Dozen alleged dictatorship repressors stand trial for first time

28 former police officers will face the court in Mendoza, while a former military officer is being tried for murder in Santa Fe

A Mendoza court has started to try 28 former members of the provincial police’s Information Department for crimes including kidnapping, torture, rape and homicide, committed against more than 300 people between 1974 and 1981. 

More than half the defendants have never been tried for crimes against humanity before. 

A former military officer, who likewise has not stood trial before, is also in the dock for murder in a separate case in Santa Fe province.

The case focuses on the role of the Information Department (known as “D2”) in the repression plan deployed in the province during the civic-military dictatorship. It began at 9 a.m. on Friday in the Mendoza City federal courthouse.

The D2 “focused on intelligence efforts against political activists and organizations from before the civic-military dictatorship” and “was one of the main executors of state terrorism” in Mendoza, according to the Human Rights Secretariat, which is also a plaintiff in the case.

The case will prosecute the 28 defendants — out of which 13 have already been convicted in some of the 12 trials conducted in the province since 2010 — for charges that include kidnapping, torture, homicide, theft and rape against more than 300 people, including 71 victims who have been murdered or disappeared. More than a dozen victims were underage at the time.

On the run

In Santa Fe province, the state’s Federal Court #1 began trying former military officer Alberto José Jaime for the murder of Peronist Youth activist Yolanda Ponti, 18, on December 1, 1976.
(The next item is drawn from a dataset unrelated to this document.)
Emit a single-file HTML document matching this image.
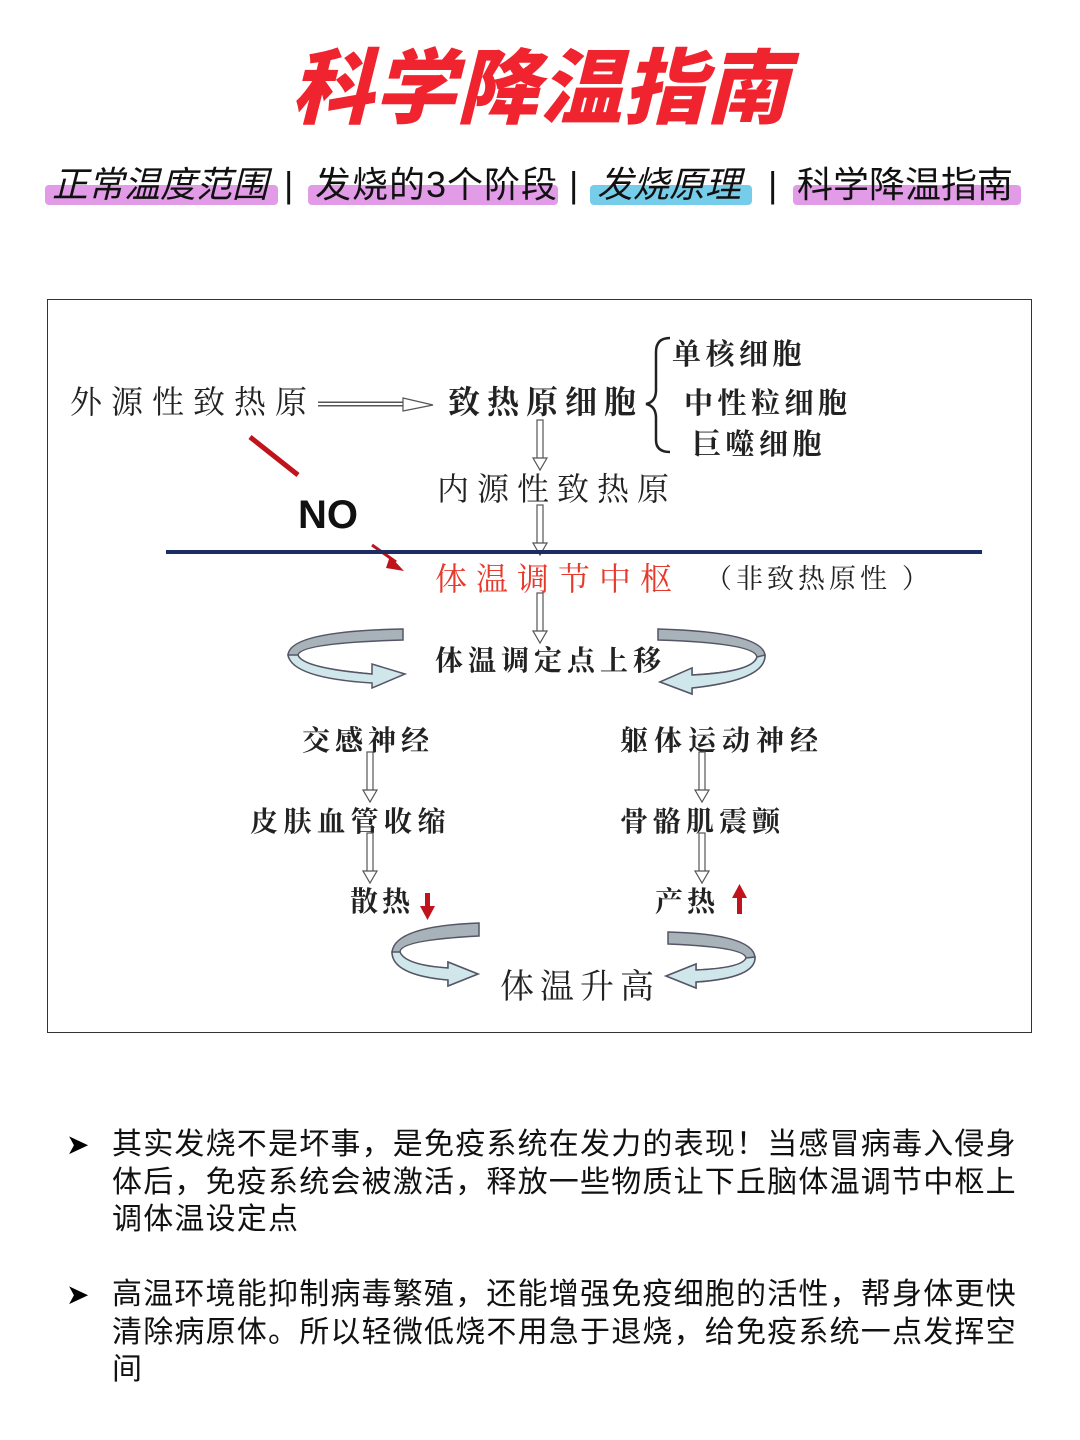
<!DOCTYPE html>
<html><head><meta charset="utf-8"><style>
body{margin:0;width:1080px;height:1440px;background:#fff;position:relative;overflow:hidden;font-family:"Liberation Sans","Noto Sans CJK SC",sans-serif}
.t{position:absolute;white-space:nowrap}
.hl{position:absolute;height:20px;border-radius:4px}
.tab{position:absolute;top:160px;font-size:36px;line-height:50px;color:#111;white-space:nowrap}
</style></head><body>
<div class="t" style="left:0;width:1080px;top:35px;text-align:center;font-size:82px;font-weight:900;font-style:italic;color:#f0242e;letter-spacing:1px;line-height:110px">科学降温指南</div>
<div class="hl" style="left:45px;top:185px;width:233px;background:#e29be6"></div>
<div class="hl" style="left:308px;top:185px;width:250px;background:#e29be6"></div>
<div class="hl" style="left:590px;top:185px;width:162px;background:#76cdea"></div>
<div class="hl" style="left:793px;top:185px;width:228px;background:#e29be6"></div>
<div class="tab" style="left:52px;font-style:italic">正常温度范围</div>
<div class="tab" style="left:284px">|</div>
<div class="tab" style="left:315px;letter-spacing:1px">发烧的3个阶段</div>
<div class="tab" style="left:569px">|</div>
<div class="tab" style="left:597px;font-style:italic">发烧原理</div>
<div class="tab" style="left:768px">|</div>
<div class="tab" style="left:797px">科学降温指南</div>
<div style="position:absolute;left:47px;top:299px;width:983px;height:732px;border:1.5px solid #333"></div>
<svg style="position:absolute;left:0;top:0" width="1080" height="1440" font-family="'Noto Serif CJK SC','AR PL UKai CN',serif" font-size="32" fill="#222">
<defs>
<g id="da"><rect x="-3" y="0" width="6" height="40" fill="#fff" stroke="#555" stroke-width="1.2"/><polygon points="-7,38 7,38 0,50" fill="#fff" stroke="#555" stroke-width="1.2"/></g>
</defs>
<text x="70" y="413" letter-spacing="9">外源性致热原</text>
<line x1="318" y1="404" x2="405" y2="404" stroke="#555" stroke-width="5"/><line x1="318" y1="404" x2="405" y2="404" stroke="#fff" stroke-width="2"/>
<polygon points="403,398 433,405 403,411" fill="#fff" stroke="#555" stroke-width="1.2"/>
<text x="448" y="413" letter-spacing="7" font-weight="bold">致热原细胞</text>
<path d="M670 338 Q656 338 656 352 L656 390 Q656 402 646 404 Q656 406 656 418 L656 440 Q656 452 670 452" fill="none" stroke="#222" stroke-width="2.5"/>
<text x="672" y="364" font-size="29" font-weight="bold" letter-spacing="4.5">单核细胞</text>
<text x="684" y="413" font-size="29" font-weight="bold" letter-spacing="4.5">中性粒细胞</text>
<text x="692" y="454" font-size="29" font-weight="bold" letter-spacing="4.5">巨噬细胞</text>
<use href="#da" x="540" y="420"/>
<text x="437" y="500" letter-spacing="8">内源性致热原</text>
<use href="#da" x="540" y="505"/>
<line x1="250" y1="437" x2="298" y2="475" stroke="#c0131c" stroke-width="5"/>
<text x="298" y="528" font-family="'Liberation Sans',sans-serif" font-weight="bold" font-size="40" fill="#111">NO</text>
<line x1="372" y1="545" x2="396" y2="562" stroke="#c0131c" stroke-width="3"/>
<polygon points="390,556 404,571 386,568" fill="#c0131c"/>
<line x1="166" y1="552" x2="982" y2="552" stroke="#1b2d63" stroke-width="4"/>
<text x="435" y="590" fill="#e83a2c" letter-spacing="9">体温调节中枢</text>
<text x="705" y="588" font-size="27" letter-spacing="4">（非致热原性 ）</text>
<use href="#da" x="540" y="593"/>
<text x="435" y="670" font-size="28" font-weight="bold" letter-spacing="5">体温调定点上移</text>
<g stroke="#556" stroke-width="1.5">
<path d="M403 629 L403 640 Q300 643 298 655 Q302 668 372 674 L372 680 Q290 674 288 655 Q290 631 403 629Z" fill="#a7b3b8"/>
<path d="M298 655 Q302 668 372 674 L372 664 L405 674 L372 688 L372 683 Q292 678 288 655Z" fill="#cfe6ea"/>
<path d="M658 629 L658 640 Q755 643 757 657 Q753 672 692 675 L692 668 L660 682 L692 694 L692 688 Q766 680 765 655 Q762 632 658 629Z" fill="#a7b3b8"/>
<path d="M757 657 Q753 672 692 675 L692 668 L660 682 L692 694 L692 688 Q766 680 765 655Z" fill="#cfe6ea"/>
<path d="M479 923 L479 936 Q400 940 400 952 Q405 965 448 968 L448 962 L478 974 L448 986 L448 980 Q392 975 392 952 Q395 926 479 923Z" fill="#a7b3b8"/>
<path d="M400 952 Q405 965 448 968 L448 962 L478 974 L448 986 L448 980 Q392 975 392 952Z" fill="#cfe6ea"/>
<path d="M668 932 L668 944 Q745 947 746 958 Q742 968 696 970 L696 964 L666 976 L696 988 L696 982 Q756 978 755 957 Q752 934 668 932Z" fill="#a7b3b8"/>
<path d="M746 958 Q742 968 696 970 L696 964 L666 976 L696 988 L696 982 Q756 978 755 957Z" fill="#cfe6ea"/>
</g>
<g font-size="28" font-weight="bold">
<text x="302" y="750" letter-spacing="5">交感神经</text>
<text x="620" y="750" letter-spacing="6">躯体运动神经</text>
<text x="250" y="831" letter-spacing="5.5">皮肤血管收缩</text>
<text x="620" y="831" letter-spacing="5">骨骼肌震颤</text>
<text x="350" y="911" letter-spacing="4">散热</text>
<text x="655" y="911" letter-spacing="4">产热</text>
</g>
<use href="#da" x="370" y="752"/><use href="#da" x="370" y="833"/>
<use href="#da" x="702" y="752"/><use href="#da" x="702" y="833"/>
<rect x="425" y="893" width="5" height="14" fill="#c0131c"/><polygon points="420,906 435,906 427.5,920" fill="#c0131c"/>
<rect x="737" y="897" width="5" height="17" fill="#c0131c"/><polygon points="732,898 747,898 739.5,884" fill="#c0131c"/>
<text x="500" y="998" font-size="34" letter-spacing="6">体温升高</text>
</svg>
<div class="t" style="left:66px;top:1126px;font-size:28px;line-height:38px">➤</div>
<div style="position:absolute;left:112px;top:1126px;width:912px;font-size:30px;letter-spacing:1.2px;line-height:37.5px;color:#111">其实发烧不是坏事，是免疫系统在发力的表现！当感冒病毒入侵身体后，免疫系统会被激活，释放一些物质让下丘脑体温调节中枢上调体温设定点</div>
<div class="t" style="left:66px;top:1276px;font-size:28px;line-height:38px">➤</div>
<div style="position:absolute;left:112px;top:1276px;width:912px;font-size:30px;letter-spacing:1.2px;line-height:37.5px;color:#111">高温环境能抑制病毒繁殖，还能增强免疫细胞的活性，帮身体更快清除病原体。所以轻微低烧不用急于退烧，给免疫系统一点发挥空间</div>
</body></html>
Jaime, who had been on the run since 2013 and was arrested in 2019, is now facing crimes against humanity charges for the first time. Going by the alias “Mono”, Jaime was a member of the Military Intelligence Base 122 patota (gang), the groups of officers who carried out kidnapping and murder operations.

The key evidence in the murder of Ponti is an inquiry the Army conducted in 1976 after former sergeant Oscar Alberto Cabezas was killed during the operation. During that inquiry, Jaime stated that they spotted Ponti getting into a bus in the Barranquitas neighborhood of Santa Fe, after which they followed it in two cars, and he gave the order to intercept the vehicle.  

According to Lucia Tejera, an attorney for the Santa Fe branch of human rights organization HIJOS, which is a plaintiff in the case, Yolanda’s murder was part of “the constant spying and persecution political activists in Santa Fe were subjected to” both before and during the dictatorship.